As I said earlier, Tolson's concludes his article with mention of the work of Andrew Newberg. He says Newberg's work as professor of nuclear medicine at the University of Pennsylvania and director of his university's recently founded Center for Spirituality and the Mind is a "cross-disciplinary program devoted in part to the fledgling field of "neuro-theology."

Tolson also notes that "In one respect, this venture [in neuro-theology] marks yet another return to the legacy of William James, whose masterful Varieties of Religious Experience" appeared 100 years ago. As I also said earlier, Tolson's essay ends with the very positive comment about the findings of Newberg and his late colleague, Eugene D'Aquili," that they "point in a promising direction."

It's taken me ten pages to get to where I can say: I want to follow in that promising direction.

I don't usually read the daily horoscopes, but I often check them on the birthdays of friends and relatives.
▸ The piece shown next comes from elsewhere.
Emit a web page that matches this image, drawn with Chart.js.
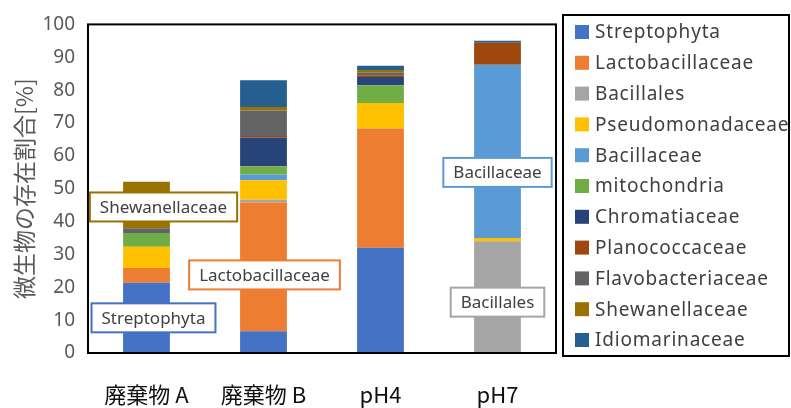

Back on my own birthday in November of 2005, my horoscope said: "You are beginning a new phase of your life." My response: "I'll take it!"

And it was about six months later, in June of this year, that thanks to the work of Andrew Newberg and his biogenetic structuralist predecessors in cultural anthropology and neurological studies, I was able to say, 'I have finally-- in my 69th year!-- found the name for my "calling from the universe." ' I got the name slightly wrong when I said "I am an evolutionary structuralist," but it was close enough.

In future entries, I'd like to try to spell out what I see as some of the interesting lines of thought about the convergence of science and religion I'm hoping to pursue with the help of Biogenetic Structuralism.